There’s a curious magic trick in finance: a return that appears when nothing happens. No news, no surprises, no change in price. Just carry—the part of a trade’s return that comes from standing still.
Currency traders have long known this sleight of hand. Borrow low-yielding yen, buy high-yielding Aussie dollars, collect the difference in interest income. Provided the exchange rate doesn’t move against you, it’s a nice consistent profit. Of course, sometimes it does move against you—like during a global panic—and the whole thing blows up. But until then, you look very clever.
What Koijen, Moskowitz, Pedersen, and Vrugt do in their paper Carry is ask a natural—but strangely under-asked—question: can you do this trick in everything? Not just FX, but equities, bonds, commodities, credit, and even options?
Spoiler: Yes. And not only can you—you probably should, because carry turns out to be a robust, mostly model-free, forward-looking predictor of returns. It’s also a quietly unifying force in the disjointed chaos of factor investing. Momentum, value, dividend yield, yield curve slope, basis—all those factors you know and love? Many of them are just different dialects of carry.
Carry is not a theory. It doesn’t require beliefs about the economy, discount rates, or marginal utility of consumption. It’s more primitive than that. Carry is simply the return you’d earn if the market went nowhere.
In practice:
In currencies: the interest rate differential.
In bonds: yield and roll-down.
In commodities: the basis.
In equities: expected dividends.
In options: theta and the term structure of implied volatility.
This makes carry observable—a rare virtue in a field drowning in models and second moments.
Expected returns, on the other hand, are not observable. They’re dreams, spreadsheets, and tears. The authors decompose expected return as:
Expected Return = Carry + Expected Price Change
The cleanest test of asset pricing models is whether carry alone explains realized return. If it does, your model has some explaining to do.
Answer: yes. Consistently and pervasively.
The authors apply carry strategies across nine asset classes, going long high-carry assets and short low-carry ones. Every single one makes money. The average Sharpe ratio within asset classes is 0.8. A diversified global carry portfolio hits 1.2.
This is not a backtest of clever rules on one market with look-ahead bias and a broken rebalancing assumption. This is nine very different markets, over multiple decades, using a clean and uniform definition. That’s not robustness; that’s bullying.

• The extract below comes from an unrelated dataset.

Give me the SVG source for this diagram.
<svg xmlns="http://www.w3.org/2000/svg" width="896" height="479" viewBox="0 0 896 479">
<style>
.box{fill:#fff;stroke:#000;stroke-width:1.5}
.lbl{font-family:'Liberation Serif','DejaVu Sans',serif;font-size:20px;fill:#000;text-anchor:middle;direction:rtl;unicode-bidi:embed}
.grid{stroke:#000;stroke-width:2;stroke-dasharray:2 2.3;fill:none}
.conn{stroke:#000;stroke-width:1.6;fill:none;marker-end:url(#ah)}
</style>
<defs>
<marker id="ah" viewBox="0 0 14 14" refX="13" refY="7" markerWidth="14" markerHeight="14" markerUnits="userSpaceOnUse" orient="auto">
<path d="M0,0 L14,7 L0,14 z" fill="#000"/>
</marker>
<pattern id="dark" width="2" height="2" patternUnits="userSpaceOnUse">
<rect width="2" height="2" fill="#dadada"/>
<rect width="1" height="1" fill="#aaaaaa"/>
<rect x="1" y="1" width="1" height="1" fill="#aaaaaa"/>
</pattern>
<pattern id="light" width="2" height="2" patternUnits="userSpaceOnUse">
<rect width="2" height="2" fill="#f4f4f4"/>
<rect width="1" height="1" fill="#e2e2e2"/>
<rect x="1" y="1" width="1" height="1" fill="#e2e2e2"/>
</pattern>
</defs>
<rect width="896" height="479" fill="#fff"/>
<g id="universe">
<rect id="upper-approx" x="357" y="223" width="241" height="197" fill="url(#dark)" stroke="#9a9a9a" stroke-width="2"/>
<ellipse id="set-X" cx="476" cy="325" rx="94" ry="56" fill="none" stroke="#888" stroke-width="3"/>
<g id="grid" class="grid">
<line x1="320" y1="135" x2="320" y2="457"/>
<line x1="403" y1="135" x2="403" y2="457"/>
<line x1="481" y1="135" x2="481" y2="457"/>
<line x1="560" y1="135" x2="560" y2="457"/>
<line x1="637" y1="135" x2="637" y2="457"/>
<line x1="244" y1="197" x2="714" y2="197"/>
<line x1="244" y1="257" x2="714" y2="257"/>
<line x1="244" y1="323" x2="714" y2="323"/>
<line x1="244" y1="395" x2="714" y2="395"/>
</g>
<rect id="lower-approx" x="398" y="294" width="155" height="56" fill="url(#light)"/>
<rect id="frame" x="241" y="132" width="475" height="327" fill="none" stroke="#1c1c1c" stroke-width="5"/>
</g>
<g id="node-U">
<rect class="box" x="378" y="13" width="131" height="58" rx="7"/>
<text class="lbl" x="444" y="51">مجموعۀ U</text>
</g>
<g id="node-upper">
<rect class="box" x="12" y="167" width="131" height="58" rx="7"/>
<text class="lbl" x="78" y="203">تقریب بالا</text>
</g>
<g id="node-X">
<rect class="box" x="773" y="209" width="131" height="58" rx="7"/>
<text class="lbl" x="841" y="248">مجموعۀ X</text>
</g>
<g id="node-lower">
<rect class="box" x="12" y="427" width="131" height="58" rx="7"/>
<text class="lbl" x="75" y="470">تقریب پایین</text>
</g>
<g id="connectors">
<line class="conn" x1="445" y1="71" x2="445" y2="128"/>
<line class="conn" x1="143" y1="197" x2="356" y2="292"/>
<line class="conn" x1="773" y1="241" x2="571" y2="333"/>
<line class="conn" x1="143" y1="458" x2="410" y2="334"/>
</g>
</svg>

Carry not only predicts returns—it often subsumes traditional predictors in regressions. In many cases, value, momentum, and other staples of the quant pantry have nothing left once carry is taken into account.
You almost feel sorry for the factor zoo keepers—now reduced to actual zookeepers.

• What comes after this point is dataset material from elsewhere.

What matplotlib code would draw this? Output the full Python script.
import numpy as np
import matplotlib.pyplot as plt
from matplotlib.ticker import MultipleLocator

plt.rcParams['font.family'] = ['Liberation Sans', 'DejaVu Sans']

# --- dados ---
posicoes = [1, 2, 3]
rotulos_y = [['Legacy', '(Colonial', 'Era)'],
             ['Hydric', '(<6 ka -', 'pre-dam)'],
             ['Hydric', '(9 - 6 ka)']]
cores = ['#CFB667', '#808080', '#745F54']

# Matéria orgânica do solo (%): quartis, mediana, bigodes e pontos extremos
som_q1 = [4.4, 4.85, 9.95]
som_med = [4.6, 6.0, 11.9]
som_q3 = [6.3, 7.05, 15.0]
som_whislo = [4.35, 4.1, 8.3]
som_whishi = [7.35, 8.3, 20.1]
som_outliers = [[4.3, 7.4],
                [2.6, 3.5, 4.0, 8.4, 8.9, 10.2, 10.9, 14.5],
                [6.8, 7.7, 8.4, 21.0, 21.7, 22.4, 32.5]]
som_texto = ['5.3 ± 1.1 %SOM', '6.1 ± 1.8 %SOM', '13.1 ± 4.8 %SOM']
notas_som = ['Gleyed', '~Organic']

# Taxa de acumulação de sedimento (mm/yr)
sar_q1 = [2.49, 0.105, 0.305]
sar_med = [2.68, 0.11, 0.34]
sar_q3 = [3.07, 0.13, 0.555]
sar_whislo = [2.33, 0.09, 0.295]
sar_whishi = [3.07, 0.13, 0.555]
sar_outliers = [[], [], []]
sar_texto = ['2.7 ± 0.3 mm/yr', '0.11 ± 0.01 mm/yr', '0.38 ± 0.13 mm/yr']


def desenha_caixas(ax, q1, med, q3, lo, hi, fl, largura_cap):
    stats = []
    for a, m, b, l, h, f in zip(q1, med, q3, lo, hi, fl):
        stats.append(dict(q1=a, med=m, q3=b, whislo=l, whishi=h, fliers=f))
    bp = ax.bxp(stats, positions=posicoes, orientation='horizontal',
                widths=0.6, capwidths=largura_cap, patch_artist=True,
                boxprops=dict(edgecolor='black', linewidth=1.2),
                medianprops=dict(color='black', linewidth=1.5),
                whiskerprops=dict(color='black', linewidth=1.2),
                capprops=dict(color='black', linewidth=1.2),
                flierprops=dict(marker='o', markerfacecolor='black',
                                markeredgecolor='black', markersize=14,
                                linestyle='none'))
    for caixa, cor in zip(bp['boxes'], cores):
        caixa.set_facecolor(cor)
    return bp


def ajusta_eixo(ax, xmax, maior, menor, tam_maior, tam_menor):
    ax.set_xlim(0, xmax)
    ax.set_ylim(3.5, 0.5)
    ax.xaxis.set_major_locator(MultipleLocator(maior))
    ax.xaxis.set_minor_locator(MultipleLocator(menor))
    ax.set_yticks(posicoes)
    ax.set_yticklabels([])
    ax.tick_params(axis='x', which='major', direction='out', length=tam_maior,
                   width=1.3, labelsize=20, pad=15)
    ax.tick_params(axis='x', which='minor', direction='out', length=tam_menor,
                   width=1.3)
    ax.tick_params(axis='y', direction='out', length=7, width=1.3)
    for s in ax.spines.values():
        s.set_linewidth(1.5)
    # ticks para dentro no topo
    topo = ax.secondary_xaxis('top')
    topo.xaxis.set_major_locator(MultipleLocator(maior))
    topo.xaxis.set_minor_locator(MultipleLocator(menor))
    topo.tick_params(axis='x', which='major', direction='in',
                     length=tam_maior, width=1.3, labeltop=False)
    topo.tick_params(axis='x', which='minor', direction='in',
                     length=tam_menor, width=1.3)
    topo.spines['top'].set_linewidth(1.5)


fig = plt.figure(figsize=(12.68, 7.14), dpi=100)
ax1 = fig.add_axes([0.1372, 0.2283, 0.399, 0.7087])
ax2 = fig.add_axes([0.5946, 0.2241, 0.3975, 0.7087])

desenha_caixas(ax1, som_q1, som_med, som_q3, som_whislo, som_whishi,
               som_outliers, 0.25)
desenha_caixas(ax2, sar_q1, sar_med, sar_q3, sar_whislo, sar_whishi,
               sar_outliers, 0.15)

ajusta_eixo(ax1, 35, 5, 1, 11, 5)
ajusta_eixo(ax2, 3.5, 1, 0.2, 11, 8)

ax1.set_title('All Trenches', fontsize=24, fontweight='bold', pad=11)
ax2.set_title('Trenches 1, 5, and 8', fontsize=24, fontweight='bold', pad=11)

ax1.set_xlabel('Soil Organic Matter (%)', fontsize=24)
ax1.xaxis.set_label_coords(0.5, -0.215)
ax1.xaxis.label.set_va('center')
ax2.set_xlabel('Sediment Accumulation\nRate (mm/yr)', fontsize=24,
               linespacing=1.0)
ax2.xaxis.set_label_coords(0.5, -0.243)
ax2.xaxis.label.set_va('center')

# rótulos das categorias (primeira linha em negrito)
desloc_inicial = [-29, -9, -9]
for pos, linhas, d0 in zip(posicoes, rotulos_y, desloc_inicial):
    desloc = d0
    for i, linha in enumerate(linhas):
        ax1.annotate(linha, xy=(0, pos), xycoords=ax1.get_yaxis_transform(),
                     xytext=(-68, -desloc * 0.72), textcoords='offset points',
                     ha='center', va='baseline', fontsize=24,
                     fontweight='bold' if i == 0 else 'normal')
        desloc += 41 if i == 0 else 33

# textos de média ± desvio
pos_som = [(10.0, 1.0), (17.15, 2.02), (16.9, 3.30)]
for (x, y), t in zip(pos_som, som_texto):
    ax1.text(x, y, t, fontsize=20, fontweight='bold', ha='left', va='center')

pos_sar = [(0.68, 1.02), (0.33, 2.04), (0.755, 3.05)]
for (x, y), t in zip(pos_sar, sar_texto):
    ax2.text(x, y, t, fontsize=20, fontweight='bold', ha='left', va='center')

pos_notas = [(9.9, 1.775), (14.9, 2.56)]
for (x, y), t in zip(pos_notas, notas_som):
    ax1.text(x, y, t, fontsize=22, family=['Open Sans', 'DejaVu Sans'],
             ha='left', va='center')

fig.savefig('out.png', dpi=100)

Of course, this isn’t risk-free arbitrage. You earn the carry premium by exposing yourself to certain risks. To collect a risk premium, you have to take risk.
Carry strategies generally do badly during:
Global recessions
Liquidity crunches
Volatility spikes
Carry is a quiet, powerful force. It doesn’t care about your valuation model or your macro view. It just asks: if prices don’t move, who gets paid?